● Data listing
::::

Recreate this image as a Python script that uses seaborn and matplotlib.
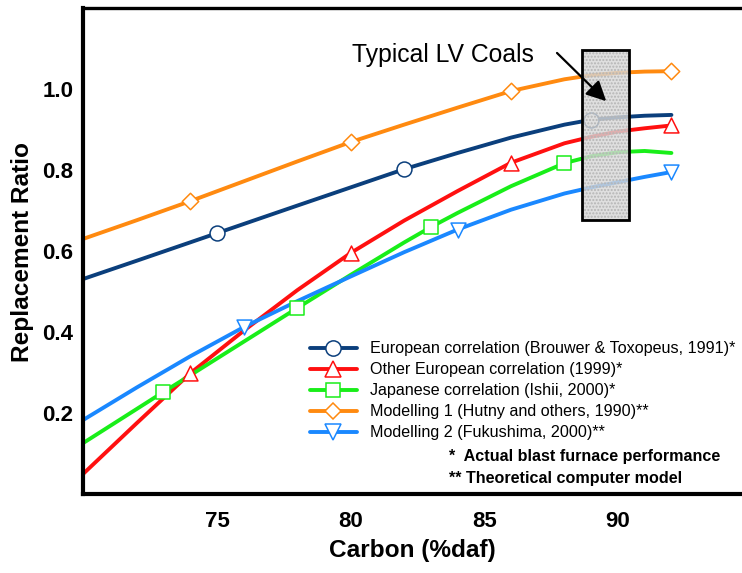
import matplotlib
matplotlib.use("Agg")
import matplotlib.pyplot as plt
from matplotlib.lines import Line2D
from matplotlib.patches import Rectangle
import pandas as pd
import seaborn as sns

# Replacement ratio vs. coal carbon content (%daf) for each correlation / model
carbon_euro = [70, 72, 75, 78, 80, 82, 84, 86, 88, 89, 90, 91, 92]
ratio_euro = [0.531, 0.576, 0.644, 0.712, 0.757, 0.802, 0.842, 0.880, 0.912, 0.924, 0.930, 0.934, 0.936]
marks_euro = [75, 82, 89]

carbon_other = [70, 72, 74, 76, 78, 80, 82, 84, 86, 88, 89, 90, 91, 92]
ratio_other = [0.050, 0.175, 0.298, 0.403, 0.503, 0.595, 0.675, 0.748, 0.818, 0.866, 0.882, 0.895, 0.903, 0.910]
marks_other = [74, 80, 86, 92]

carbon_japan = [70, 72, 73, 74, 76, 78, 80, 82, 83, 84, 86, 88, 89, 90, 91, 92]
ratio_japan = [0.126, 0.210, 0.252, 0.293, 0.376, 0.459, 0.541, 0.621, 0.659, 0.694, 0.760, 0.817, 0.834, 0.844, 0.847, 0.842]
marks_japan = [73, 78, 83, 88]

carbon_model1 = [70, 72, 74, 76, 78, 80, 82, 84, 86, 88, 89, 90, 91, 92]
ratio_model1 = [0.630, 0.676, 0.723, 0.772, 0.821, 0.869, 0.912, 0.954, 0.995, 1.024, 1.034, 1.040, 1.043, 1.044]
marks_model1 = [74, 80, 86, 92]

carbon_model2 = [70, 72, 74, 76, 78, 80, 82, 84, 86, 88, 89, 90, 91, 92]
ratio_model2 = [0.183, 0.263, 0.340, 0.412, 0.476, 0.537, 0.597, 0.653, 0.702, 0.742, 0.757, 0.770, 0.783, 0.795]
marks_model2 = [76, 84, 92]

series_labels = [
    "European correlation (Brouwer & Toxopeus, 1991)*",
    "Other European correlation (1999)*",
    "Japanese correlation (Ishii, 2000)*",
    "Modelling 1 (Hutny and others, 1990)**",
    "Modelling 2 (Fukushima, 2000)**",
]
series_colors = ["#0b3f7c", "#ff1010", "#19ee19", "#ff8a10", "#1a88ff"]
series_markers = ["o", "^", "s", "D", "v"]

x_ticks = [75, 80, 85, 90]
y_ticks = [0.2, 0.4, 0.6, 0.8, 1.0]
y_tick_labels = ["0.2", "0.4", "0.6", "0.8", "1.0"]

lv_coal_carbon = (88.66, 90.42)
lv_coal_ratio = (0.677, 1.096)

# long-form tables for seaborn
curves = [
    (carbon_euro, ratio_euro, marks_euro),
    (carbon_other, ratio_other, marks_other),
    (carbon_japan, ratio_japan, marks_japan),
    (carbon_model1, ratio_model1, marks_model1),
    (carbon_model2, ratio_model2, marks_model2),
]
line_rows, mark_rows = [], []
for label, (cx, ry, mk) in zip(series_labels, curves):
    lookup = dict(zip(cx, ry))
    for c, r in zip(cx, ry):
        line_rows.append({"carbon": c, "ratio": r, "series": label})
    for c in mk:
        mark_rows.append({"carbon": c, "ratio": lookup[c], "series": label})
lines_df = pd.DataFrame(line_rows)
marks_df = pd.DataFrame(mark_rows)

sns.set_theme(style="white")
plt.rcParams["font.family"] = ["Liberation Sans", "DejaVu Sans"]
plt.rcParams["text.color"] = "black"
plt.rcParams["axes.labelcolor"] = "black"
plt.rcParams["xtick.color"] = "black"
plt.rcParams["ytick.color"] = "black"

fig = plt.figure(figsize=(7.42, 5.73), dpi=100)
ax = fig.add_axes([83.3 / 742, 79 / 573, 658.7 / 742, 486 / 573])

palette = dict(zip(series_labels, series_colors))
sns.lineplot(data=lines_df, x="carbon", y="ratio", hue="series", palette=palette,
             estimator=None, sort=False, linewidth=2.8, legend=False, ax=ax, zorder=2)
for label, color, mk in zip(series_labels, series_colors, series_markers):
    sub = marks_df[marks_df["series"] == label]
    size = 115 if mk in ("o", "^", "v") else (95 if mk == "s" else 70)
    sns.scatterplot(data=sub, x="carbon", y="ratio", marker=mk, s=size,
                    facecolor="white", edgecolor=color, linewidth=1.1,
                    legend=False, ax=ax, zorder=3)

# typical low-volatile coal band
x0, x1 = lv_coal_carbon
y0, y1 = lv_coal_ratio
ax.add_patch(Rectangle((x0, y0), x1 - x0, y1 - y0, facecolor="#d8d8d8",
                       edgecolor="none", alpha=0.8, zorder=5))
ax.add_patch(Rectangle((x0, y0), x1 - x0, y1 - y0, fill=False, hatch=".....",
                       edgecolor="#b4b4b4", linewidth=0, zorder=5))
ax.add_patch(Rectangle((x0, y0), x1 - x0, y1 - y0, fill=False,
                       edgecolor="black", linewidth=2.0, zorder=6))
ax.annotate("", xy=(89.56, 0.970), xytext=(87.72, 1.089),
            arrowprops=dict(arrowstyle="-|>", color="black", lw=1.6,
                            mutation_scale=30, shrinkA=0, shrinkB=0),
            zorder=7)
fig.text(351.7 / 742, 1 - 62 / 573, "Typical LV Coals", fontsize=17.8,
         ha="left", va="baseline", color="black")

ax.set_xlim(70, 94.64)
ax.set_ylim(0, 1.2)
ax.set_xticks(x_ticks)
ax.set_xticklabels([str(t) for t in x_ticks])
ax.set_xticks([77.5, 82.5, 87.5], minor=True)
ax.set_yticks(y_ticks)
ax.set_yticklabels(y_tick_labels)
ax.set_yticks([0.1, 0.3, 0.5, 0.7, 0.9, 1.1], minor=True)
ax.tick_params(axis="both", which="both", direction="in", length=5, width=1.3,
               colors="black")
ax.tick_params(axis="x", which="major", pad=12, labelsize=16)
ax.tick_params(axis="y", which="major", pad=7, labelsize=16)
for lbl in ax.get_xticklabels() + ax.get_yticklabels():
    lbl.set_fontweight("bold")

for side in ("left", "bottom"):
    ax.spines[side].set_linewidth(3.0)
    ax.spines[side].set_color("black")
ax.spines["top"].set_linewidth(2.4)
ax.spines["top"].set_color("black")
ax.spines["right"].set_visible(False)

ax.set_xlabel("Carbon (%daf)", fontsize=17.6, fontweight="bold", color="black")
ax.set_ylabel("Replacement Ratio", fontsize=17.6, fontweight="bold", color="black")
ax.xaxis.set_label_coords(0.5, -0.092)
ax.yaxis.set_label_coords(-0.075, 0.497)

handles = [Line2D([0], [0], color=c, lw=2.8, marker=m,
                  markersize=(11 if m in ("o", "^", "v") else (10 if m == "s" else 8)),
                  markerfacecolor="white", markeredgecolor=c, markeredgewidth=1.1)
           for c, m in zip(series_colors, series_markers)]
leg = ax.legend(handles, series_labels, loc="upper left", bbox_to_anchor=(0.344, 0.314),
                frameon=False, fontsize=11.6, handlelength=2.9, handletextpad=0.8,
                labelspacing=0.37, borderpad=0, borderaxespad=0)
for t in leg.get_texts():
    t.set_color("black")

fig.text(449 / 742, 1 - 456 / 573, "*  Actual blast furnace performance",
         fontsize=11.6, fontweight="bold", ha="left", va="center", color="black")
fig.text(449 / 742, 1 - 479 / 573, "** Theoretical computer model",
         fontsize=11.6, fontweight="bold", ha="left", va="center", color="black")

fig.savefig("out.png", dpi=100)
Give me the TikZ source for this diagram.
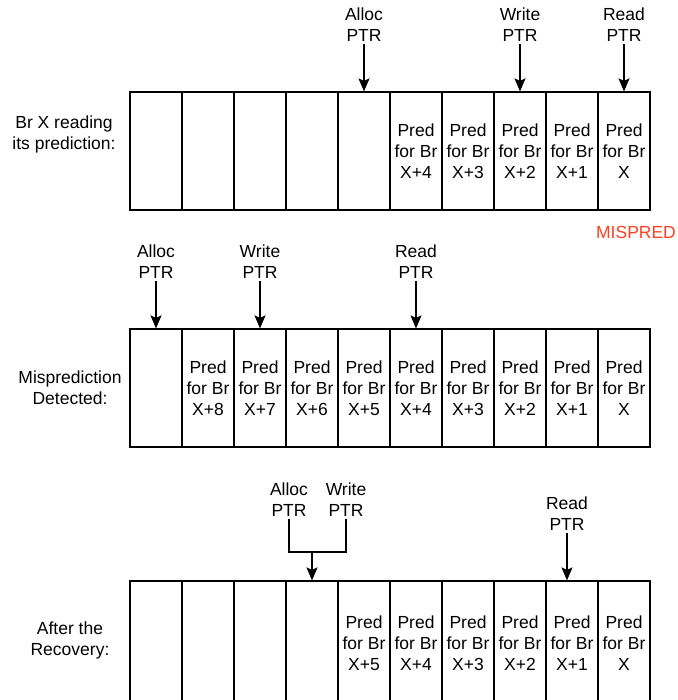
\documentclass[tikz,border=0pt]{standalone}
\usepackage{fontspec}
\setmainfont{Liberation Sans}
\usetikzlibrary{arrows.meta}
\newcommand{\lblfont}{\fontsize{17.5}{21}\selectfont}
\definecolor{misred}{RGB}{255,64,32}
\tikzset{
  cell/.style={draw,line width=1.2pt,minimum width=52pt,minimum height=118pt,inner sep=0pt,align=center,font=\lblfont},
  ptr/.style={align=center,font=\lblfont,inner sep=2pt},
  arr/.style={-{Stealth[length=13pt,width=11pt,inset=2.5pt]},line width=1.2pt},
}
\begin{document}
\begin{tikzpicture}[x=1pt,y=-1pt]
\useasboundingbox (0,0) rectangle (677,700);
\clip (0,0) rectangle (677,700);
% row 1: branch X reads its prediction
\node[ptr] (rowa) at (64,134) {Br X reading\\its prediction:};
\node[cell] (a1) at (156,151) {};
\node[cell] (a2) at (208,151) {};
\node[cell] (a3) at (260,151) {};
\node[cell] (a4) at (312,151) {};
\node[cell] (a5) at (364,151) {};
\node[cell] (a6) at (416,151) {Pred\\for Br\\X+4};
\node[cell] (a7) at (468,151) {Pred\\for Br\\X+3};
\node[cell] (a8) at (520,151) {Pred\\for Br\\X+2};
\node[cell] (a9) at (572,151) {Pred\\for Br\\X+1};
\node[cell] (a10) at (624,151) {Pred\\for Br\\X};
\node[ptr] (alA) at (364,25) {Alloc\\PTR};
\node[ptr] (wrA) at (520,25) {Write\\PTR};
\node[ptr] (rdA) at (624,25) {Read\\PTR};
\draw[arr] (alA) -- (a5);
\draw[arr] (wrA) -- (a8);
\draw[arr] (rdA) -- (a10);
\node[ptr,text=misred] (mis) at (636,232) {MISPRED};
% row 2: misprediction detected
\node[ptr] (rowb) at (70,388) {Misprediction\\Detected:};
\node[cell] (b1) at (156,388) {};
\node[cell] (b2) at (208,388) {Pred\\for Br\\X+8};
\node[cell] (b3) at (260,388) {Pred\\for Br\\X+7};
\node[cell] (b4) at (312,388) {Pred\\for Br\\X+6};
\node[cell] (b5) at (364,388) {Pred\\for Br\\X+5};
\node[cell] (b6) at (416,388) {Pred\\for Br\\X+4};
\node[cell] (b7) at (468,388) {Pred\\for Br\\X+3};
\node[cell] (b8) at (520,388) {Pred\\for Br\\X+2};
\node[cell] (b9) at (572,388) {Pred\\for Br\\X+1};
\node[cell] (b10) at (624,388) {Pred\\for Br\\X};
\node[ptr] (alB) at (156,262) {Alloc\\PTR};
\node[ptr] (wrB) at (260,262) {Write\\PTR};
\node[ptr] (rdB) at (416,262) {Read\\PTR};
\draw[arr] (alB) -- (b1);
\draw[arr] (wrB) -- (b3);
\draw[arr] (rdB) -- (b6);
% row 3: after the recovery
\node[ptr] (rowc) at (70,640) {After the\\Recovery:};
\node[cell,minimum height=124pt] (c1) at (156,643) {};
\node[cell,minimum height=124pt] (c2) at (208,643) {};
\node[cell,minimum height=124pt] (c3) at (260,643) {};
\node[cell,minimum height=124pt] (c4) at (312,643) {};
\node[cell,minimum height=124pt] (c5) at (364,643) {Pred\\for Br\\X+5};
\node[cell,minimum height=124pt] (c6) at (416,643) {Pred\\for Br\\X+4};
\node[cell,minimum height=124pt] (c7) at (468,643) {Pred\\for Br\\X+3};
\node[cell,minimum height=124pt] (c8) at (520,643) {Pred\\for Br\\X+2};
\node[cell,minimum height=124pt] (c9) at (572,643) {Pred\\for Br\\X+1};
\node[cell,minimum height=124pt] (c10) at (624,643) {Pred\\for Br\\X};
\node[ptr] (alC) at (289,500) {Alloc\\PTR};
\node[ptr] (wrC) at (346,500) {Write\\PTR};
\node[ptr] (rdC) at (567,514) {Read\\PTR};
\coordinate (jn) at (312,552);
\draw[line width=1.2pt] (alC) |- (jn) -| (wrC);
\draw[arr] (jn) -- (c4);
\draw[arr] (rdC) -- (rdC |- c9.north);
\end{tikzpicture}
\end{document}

::::

● Work instructions
Return nothing but the lines running from the start of the data to the line with "import seaborn as sns", please, both ends included and no pictures.

● Finished exercise
Recreate this image as a Python script that uses seaborn and matplotlib.
import matplotlib
matplotlib.use("Agg")
import matplotlib.pyplot as plt
from matplotlib.lines import Line2D
from matplotlib.patches import Rectangle
import pandas as pd
import seaborn as sns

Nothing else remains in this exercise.